In ‘Harry’s House – Centerpiece’, the protagonist looks at his wife and conjures up the young, bikini-clad version of her – a girl full of life and vivacity who now breathes the dead air of a claustrophobic suburban life sequestered away. The businessmen receive the same critical stare: ‘A helicopter lands on the Pan Am Roof like a dragonfly on a tomb. And businessmen in button downs press into conference rooms, battalions of paper-minded males taking commodities and sales, while at home their paper wives and their paper kids, paper the walls to keep their gut reactions hid’.

The song has two motifs, sliding into the jazz standard ‘Centerpiece’ by Harry Sweets Edison and Jon Hendricks – the gaiety reflecting the couple’s early courtship. Mitchell’s vocal ability within this more standard sound of jazz made some fans long for her to do a traditional jazz album, but Mitchell’s take on jazz would never be bound by limitations.

When the album came out in 1975, many of her fans and critics didn’t get it – they couldn’t detect running theme nor understand the social commentary. And they certainly could understand why she would move away from the musical styles that had bode her so well, that had catapulted her into international stardom. The album was often ridiculed and slated as pretentious.

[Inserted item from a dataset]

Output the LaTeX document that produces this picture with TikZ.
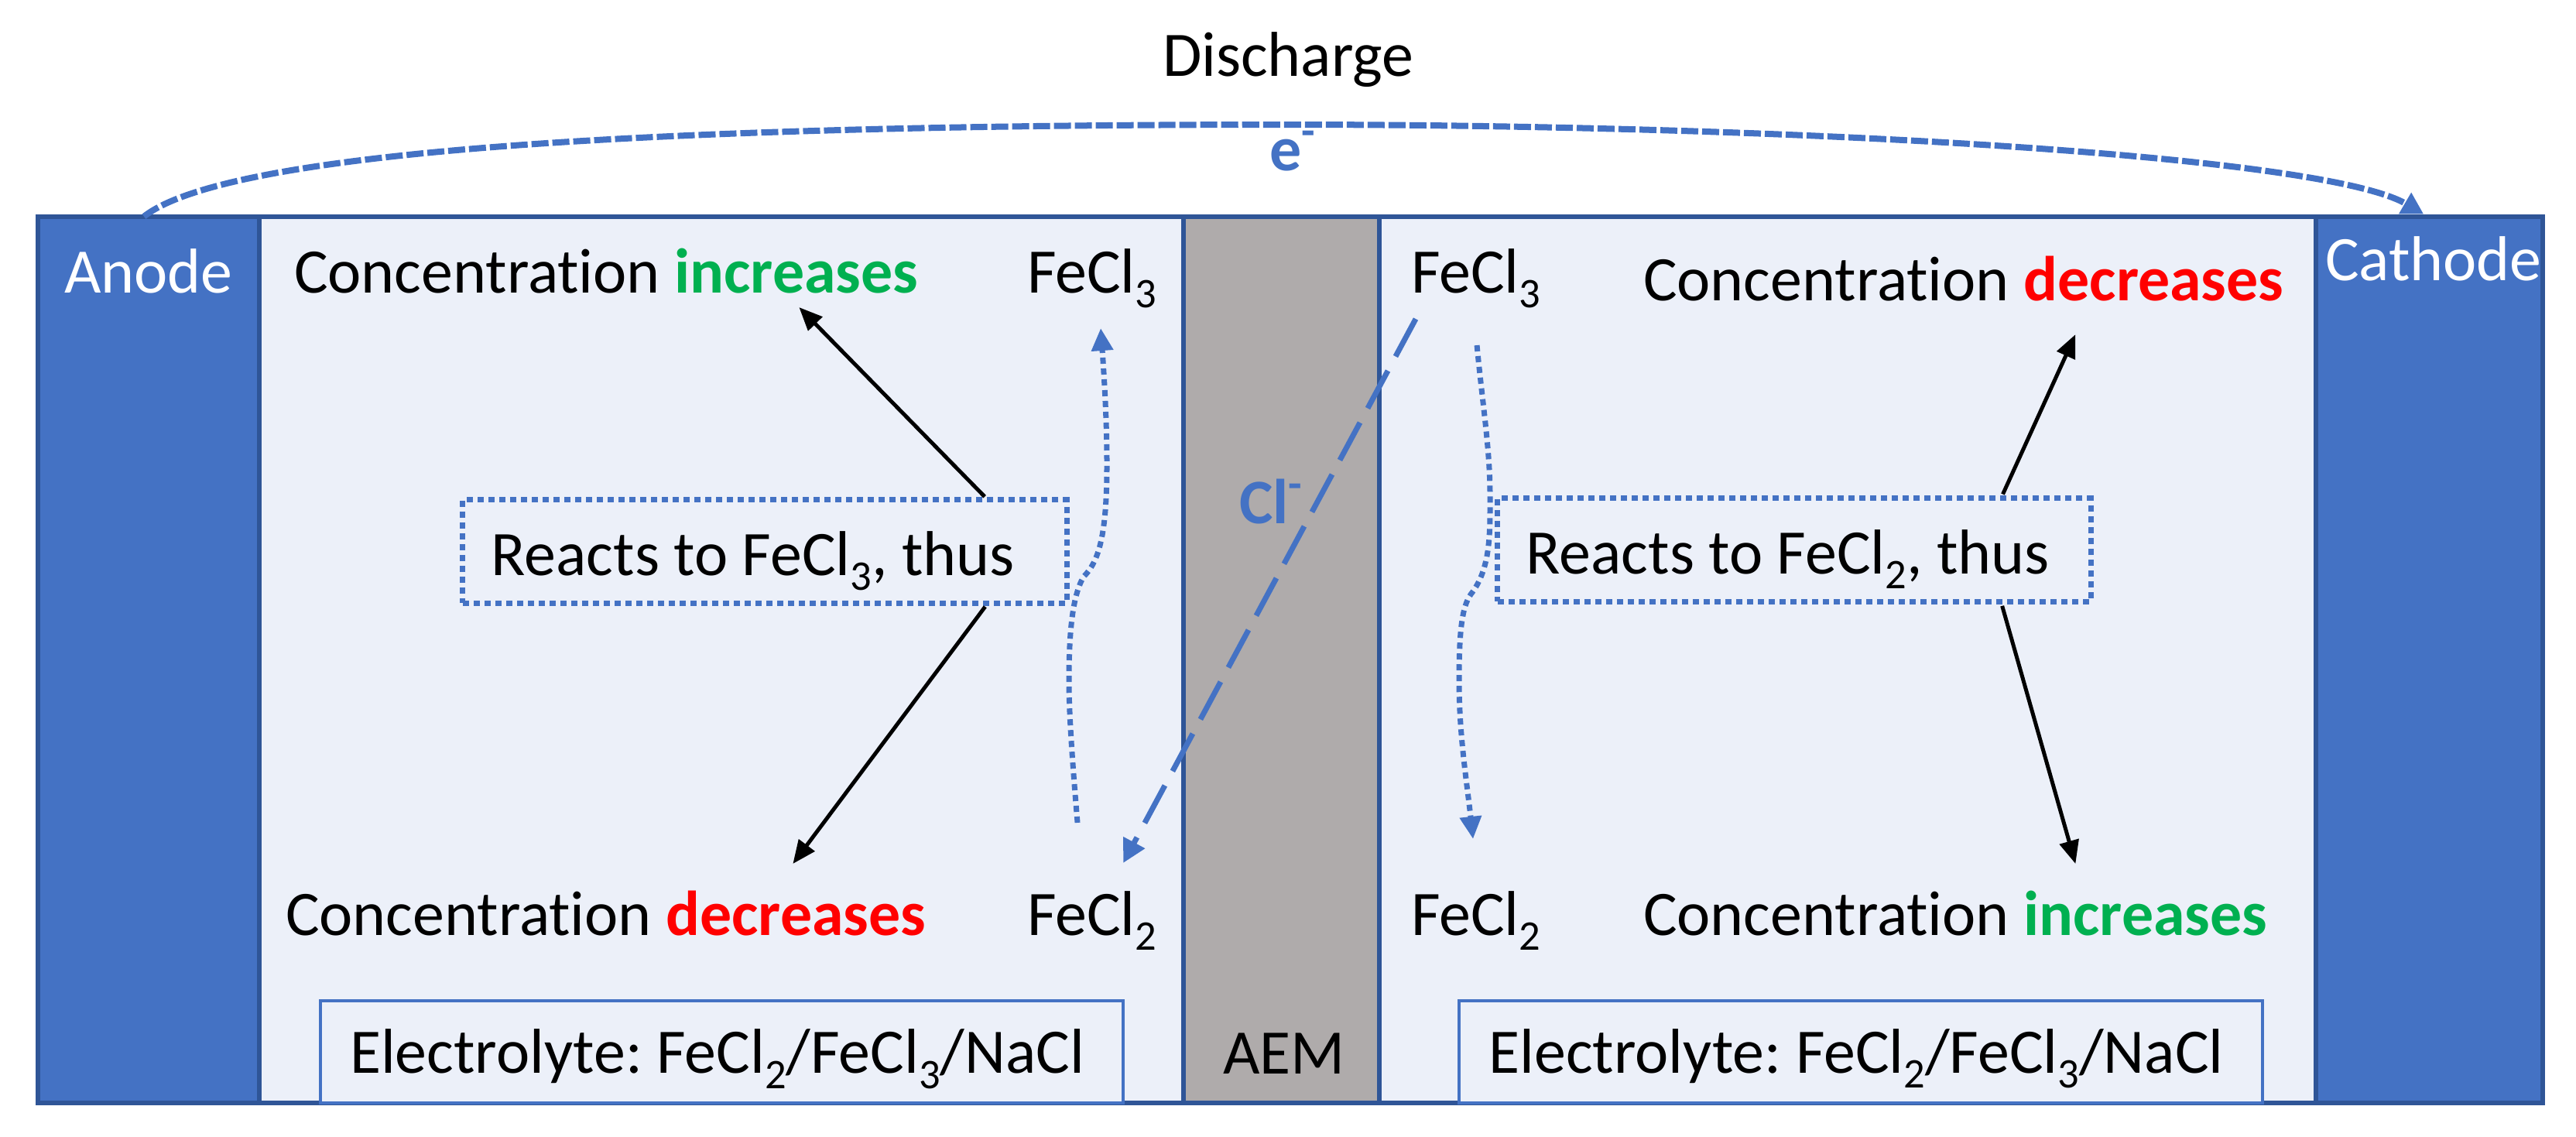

But once again Mitchell marched to her own drum and looking back we can say she was ahead of her time as for many this became one of her best albums. Prince says it was the last album that he loved all the way through, and The Hissing of Summer Lawns is an obvious inspiration to the works of other female artistic iconoclasts like Kate Bush, Bjork, PJ Harvey and Julia Holter. It’s my favourite Joni Mitchell album, at least for the moment, as there is much more to discover.